The Colorful History of Hanbok

A hundred years ago, the streets in Korea were full of men and women wearing hanbok. It was the everyday clothing for commoners and royalty, and was also the preferred outfit for special occasions. Now, hanbok has become Korea’s national costume, and is mostly worn during festive seasons.

Hanbok is made up of jeogori (upper garment) and chima (skirt for women) or baji (pants for men). The upper garment is tight, while the lower garment is long and flowy. This means that when the wearer moves, the hanbok moves along too, creating smooth and graceful curves.
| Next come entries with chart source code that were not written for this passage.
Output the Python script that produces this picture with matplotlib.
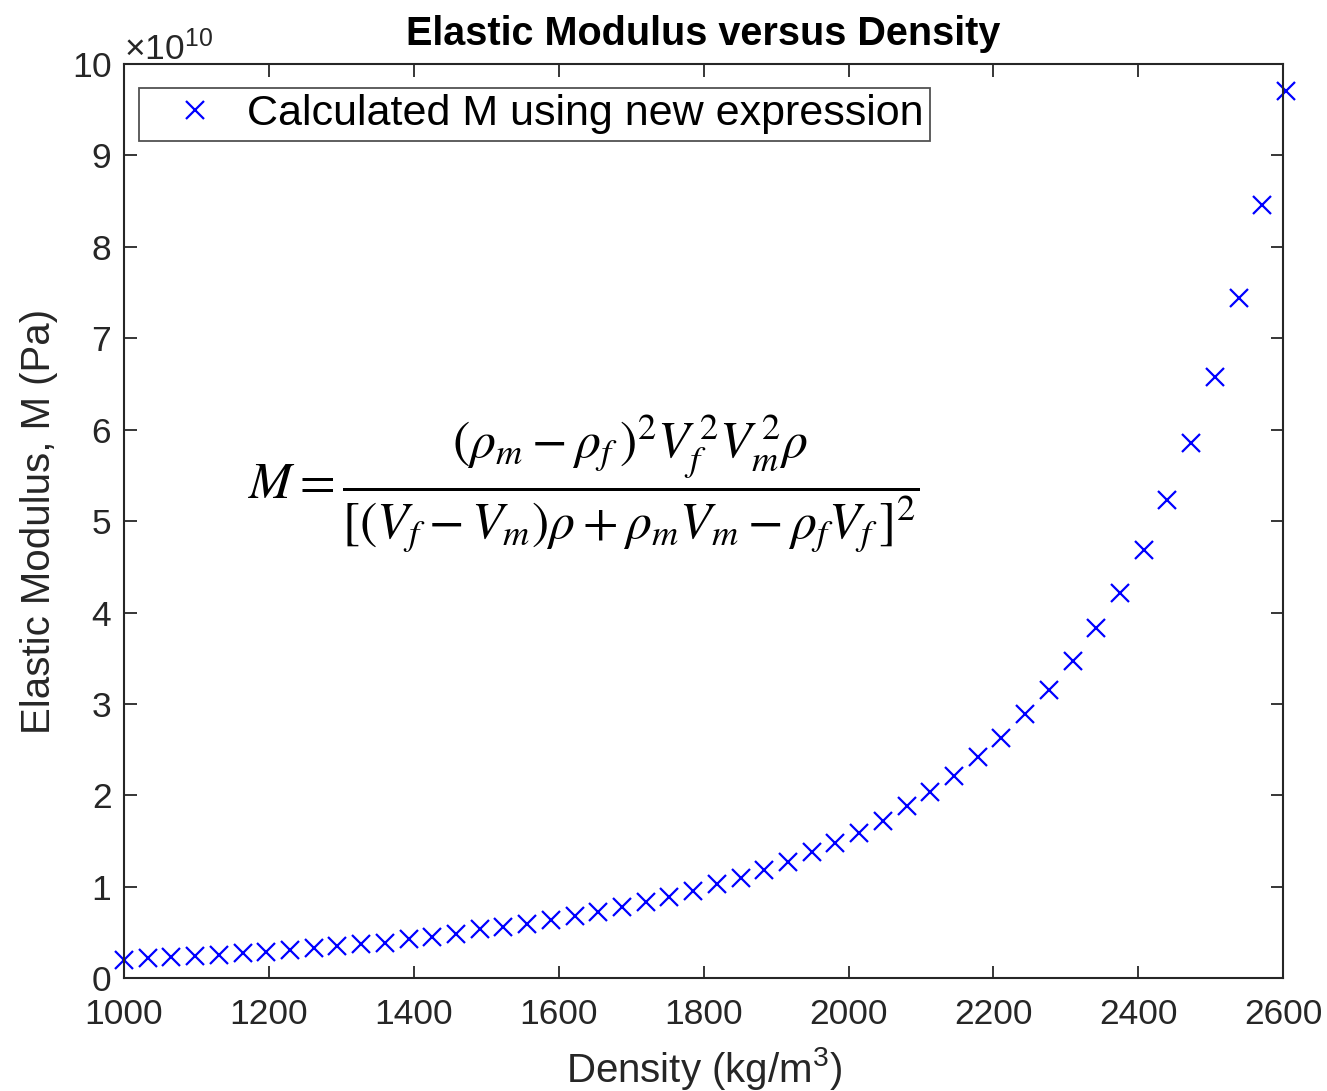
import numpy as np
import matplotlib
matplotlib.use("Agg")
import matplotlib.pyplot as plt
from matplotlib.ticker import ScalarFormatter

# Density values (kg/m^3)
density = [1000.0, 1032.7, 1065.5, 1098.2, 1130.9, 1163.7, 1196.4, 1229.1, 1261.8, 1294.6,
           1327.3, 1360.0, 1392.8, 1425.5, 1458.2, 1491.0, 1523.7, 1556.4, 1589.1, 1621.9,
           1654.6, 1687.3, 1720.1, 1752.8, 1785.5, 1818.3, 1851.0, 1883.7, 1916.4, 1949.2,
           1981.9, 2014.6, 2047.4, 2080.1, 2112.8, 2145.6, 2178.3, 2211.0, 2243.7, 2276.5,
           2309.2, 2341.9, 2374.7, 2407.4, 2440.1, 2472.9, 2505.6, 2538.3, 2571.0, 2603.8]

# Elastic modulus in units of 1e10 Pa
modulus_e10 = [0.20, 0.22, 0.23, 0.245, 0.26, 0.275, 0.29, 0.31, 0.33, 0.35,
               0.37, 0.39, 0.43, 0.455, 0.49, 0.54, 0.565, 0.595, 0.64, 0.68,
               0.725, 0.775, 0.83, 0.886, 0.95, 1.03, 1.094, 1.185, 1.27, 1.385,
               1.477, 1.593, 1.72, 1.885, 2.04, 2.213, 2.418, 2.63, 2.89, 3.154,
               3.475, 3.83, 4.21, 4.68, 5.23, 5.85, 6.58, 7.44, 8.46, 9.70]

legend_label = "Calculated M using new expression"
title = "Elastic Modulus versus Density"

grey = (0.15, 0.15, 0.15)
plt.rcParams['font.family'] = ['Liberation Sans', 'DejaVu Sans']
plt.rcParams['mathtext.fontset'] = 'custom'
plt.rcParams['mathtext.rm'] = 'Liberation Sans'

fig = plt.figure(figsize=(13.27, 10.91), dpi=100)
ax = fig.add_axes([0.0934, 0.1033, 0.8737, 0.838])

M = np.array(modulus_e10) * 1e10
ax.plot(density, M, 'x', color=(0, 0, 1), markersize=13.5, markeredgewidth=1.6,
        label=legend_label, clip_on=False)

ax.set_xlim(1000, 2600)
ax.set_ylim(0, 10e10)
ax.set_xticks(np.arange(1000, 2601, 200))
ax.set_yticks(np.arange(0, 10.01, 1) * 1e10)

# fixed x10^10 exponent like the original
fmt = ScalarFormatter(useMathText=True)
fmt.set_powerlimits((10, 10))
ax.yaxis.set_major_formatter(fmt)

ax.tick_params(direction='in', length=9, width=1.3, colors=grey, labelsize=25.5,
               top=True, right=True)
ax.tick_params(axis='x', pad=14)
ax.tick_params(axis='y', pad=9)
for s in ax.spines.values():
    s.set_color(grey)
    s.set_linewidth(1.5)
ax.yaxis.get_offset_text().set_fontsize(25.5)
ax.yaxis.get_offset_text().set_color(grey)

ax.set_xlabel("Density (kg/m$^3$)", fontsize=29, color=grey, labelpad=10)
ax.set_ylabel("Elastic Modulus, M (Pa)", fontsize=29, color=grey, labelpad=10)
ax.set_title(title, fontsize=28.5, fontweight='bold', pad=14)

leg = ax.legend(loc='upper left', fontsize=31, frameon=True, fancybox=False,
                edgecolor=grey, borderpad=0.15, handletextpad=0.05, handlelength=2.3,
                borderaxespad=0, bbox_to_anchor=(0.013, 0.974))
leg.get_frame().set_linewidth(1.3)

eq = (r'$M = \dfrac{(\rho_m - \rho_f\,)^2 V_f^{\,2} V_m^{\,2} \rho}'
      r'{[(V_f - V_m)\rho + \rho_m V_m - \rho_f V_f\,]^2}$')
ax.text(0.107, 0.541, eq, transform=ax.transAxes, fontsize=37.3, math_fontfamily='stix',
        va='center', ha='left', color='black')

fig.savefig("out.png", dpi=100)
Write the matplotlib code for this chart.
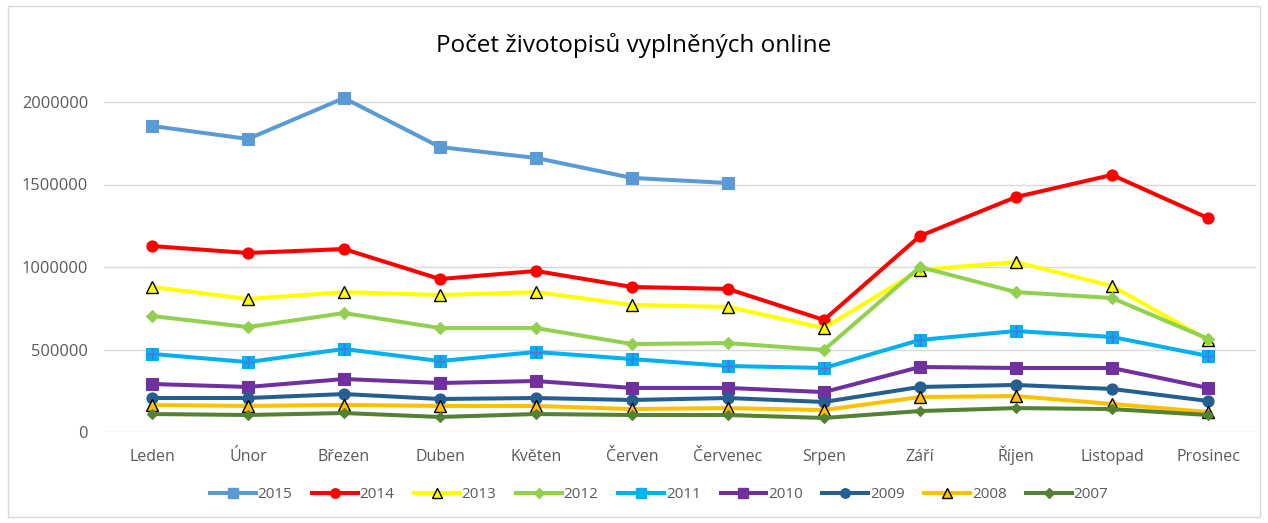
import matplotlib
matplotlib.use("Agg")
import matplotlib.pyplot as plt
from matplotlib.patches import Rectangle
from matplotlib.lines import Line2D
from matplotlib.ticker import FixedLocator

months = ["Leden", "Únor", "Březen", "Duben", "Květen", "Červen", "Červenec",
          "Srpen", "Září", "Říjen", "Listopad", "Prosinec"]

y2015 = [1855000, 1776000, 2024000, 1727000, 1661000, 1540000, 1509000]
y2014 = [1127000, 1085000, 1109000, 927000, 976000, 879000, 867000, 679000, 1188000, 1424000, 1558000, 1297000]
y2013 = [879000, 806000, 848000, 830000, 848000, 770000, 758000, 630000, 982000, 1030000, 885000, 558000]
y2012 = [703000, 636000, 721000, 630000, 630000, 533000, 539000, 497000, 1000000, 848000, 812000, 565000]
y2011 = [473000, 424000, 503000, 430000, 485000, 442000, 400000, 388000, 558000, 612000, 576000, 461000]
y2010 = [291000, 273000, 321000, 297000, 309000, 267000, 267000, 242000, 394000, 388000, 388000, 267000]
y2009 = [206000, 206000, 230000, 200000, 206000, 194000, 206000, 182000, 273000, 285000, 261000, 188000]
y2008 = [164000, 158000, 164000, 158000, 158000, 139000, 145000, 133000, 212000, 218000, 170000, 121000]
y2007 = [109000, 103000, 115000, 91000, 109000, 103000, 103000, 85000, 127000, 145000, 139000, 103000]

yticks = [0, 500000, 1000000, 1500000, 2000000]

W, H = 1268, 523
fig = plt.figure(figsize=(W / 100, H / 100), dpi=100)
fig.patch.set_facecolor("white")
fig.add_artist(Rectangle((8 / W, 6 / H), 1 - 16 / W, 1 - 12 / H, transform=fig.transFigure,
                         fill=False, edgecolor="#D9D9D9", linewidth=1))

ax = fig.add_axes([104 / W, (H - 432) / H, (1256 - 104) / W, (432 - 85.5) / H])
x = list(range(len(months)))
lw = 2.9

series = [
    ("2015", y2015, "#5B9BD5", "s", 8, "#5B9BD5", "#5B9BD5"),
    ("2014", y2014, "#FF0000", "o", 8, "#FF0000", "#FF0000"),
    ("2013", y2013, "#FFFF00", "^", 9, "#FFFF00", "#000000"),
    ("2012", y2012, "#92D050", "D", 6.5, "#92D050", "#92D050"),
    ("2011", y2011, "#00B0F0", "s", 9, "#00B0F0", "#00B0F0"),
    ("2010", y2010, "#7030A0", "s", 8, "#7030A0", "#7030A0"),
    ("2009", y2009, "#255E91", "o", 8, "#255E91", "#255E91"),
    ("2008", y2008, "#FFC000", "^", 9, "#FFC000", "#000000"),
    ("2007", y2007, "#548235", "D", 5.5, "#548235", "#548235"),
]

handles = []
for name, vals, col, mk, ms, fc, ec in series:
    xs = x[:len(vals)]
    ax.plot(xs, vals, color=col, lw=lw, marker=mk, markersize=ms,
            markerfacecolor=fc, markeredgecolor=ec, markeredgewidth=1.0 if ec == "#000000" else 0.8,
            zorder=3)
    if name == "2011":
        ax.plot(xs, vals, linestyle="none", marker="+", markersize=9, color="#5B6FD0",
                markeredgewidth=1.0, zorder=4)
    handles.append(Line2D([], [], color=col, lw=lw, marker=mk, markersize=ms * 0.85,
                          markerfacecolor=fc, markeredgecolor=ec, label=name))

ax.set_xlim(-0.5, 11.5)
ax.set_ylim(0, 2100000)
ax.yaxis.set_major_locator(FixedLocator(yticks))
ax.set_yticklabels([str(v) for v in yticks])
ax.set_xticks(x)
ax.set_xticklabels(months)
ax.grid(axis="y", color="#D9D9D9", linewidth=1, zorder=0)
ax.set_axisbelow(True)
for s in ["top", "right", "left", "bottom"]:
    ax.spines[s].set_visible(False)
ax.tick_params(axis="y", length=0, labelsize=11.8, colors="#595959", pad=11.5)
ax.tick_params(axis="x", length=0, labelsize=11.5, colors="#595959", pad=21)
for t in ax.get_xticklabels():
    t.set_fontfamily("Open Sans")
    t.set_verticalalignment("baseline")
for t in ax.get_yticklabels():
    t.set_fontfamily("Open Sans")

fig.text(0.5, 1 - 45 / H, "Počet životopisů vyplněných online", ha="center", va="center",
         fontsize=17.5, color="#000000", family="Open Sans")

leg = fig.legend(handles=handles, loc="center", bbox_to_anchor=(0.52, 1 - 495 / H), ncol=9,
                 frameon=False, prop={"family": "Open Sans", "size": 11}, handlelength=3.0,
                 handletextpad=0.1, columnspacing=1.3)
for t in leg.get_texts():
    t.set_color("#595959")

fig.savefig("out.png", dpi=100, facecolor="white")
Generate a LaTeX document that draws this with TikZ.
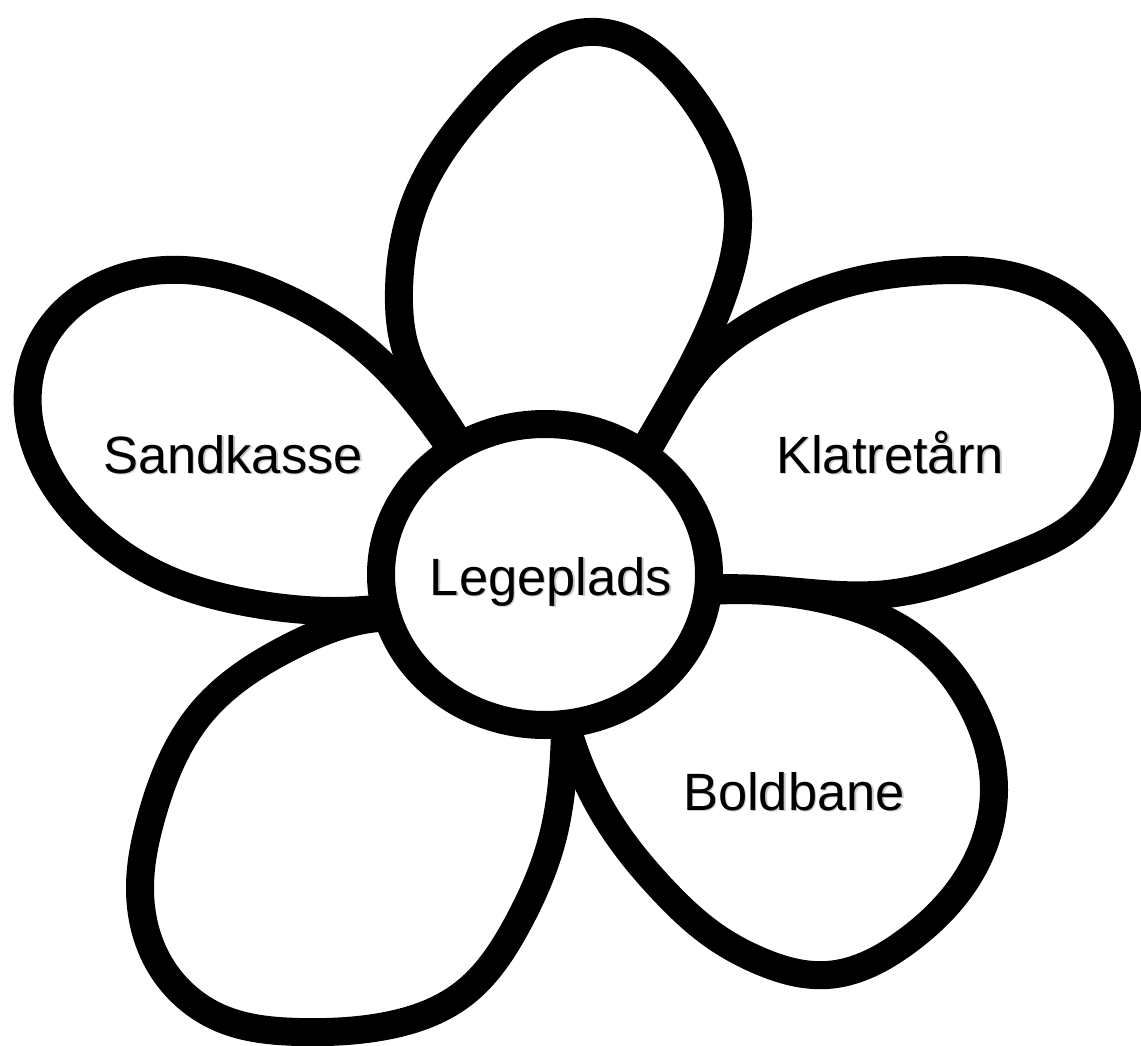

Hanbok is also known for its striking colors. This is because hanbok is colored with natural dyes, using ingredients such as red flower petals to create bright, attractive colors. The way hanbok is made is similar to the Korean way of life – simple and natural. Maybe that is why hanbok is able to draw people into a sense of awe and wonder.

Different colors and patterns on hanbok symbolize different meanings. Unmarried women wore yellow to show their maidenhood, while couples wore red during their wedding ceremony to symbolize good fortune and wealth. Besides that, patterns such as dragons and tigers indicated royalty or nobility.

According to Visit Korea, some places in Korea still maintain a traditional lifestyle. In places such as Chunghak-dong on Moun Jirisan, villagers wear hanbok as everyday clothing.

So, if you want a glimpse into the past, maybe you should start planning a trip to Korea. Just make sure to pack your hanbok so you can blend in with the crowd.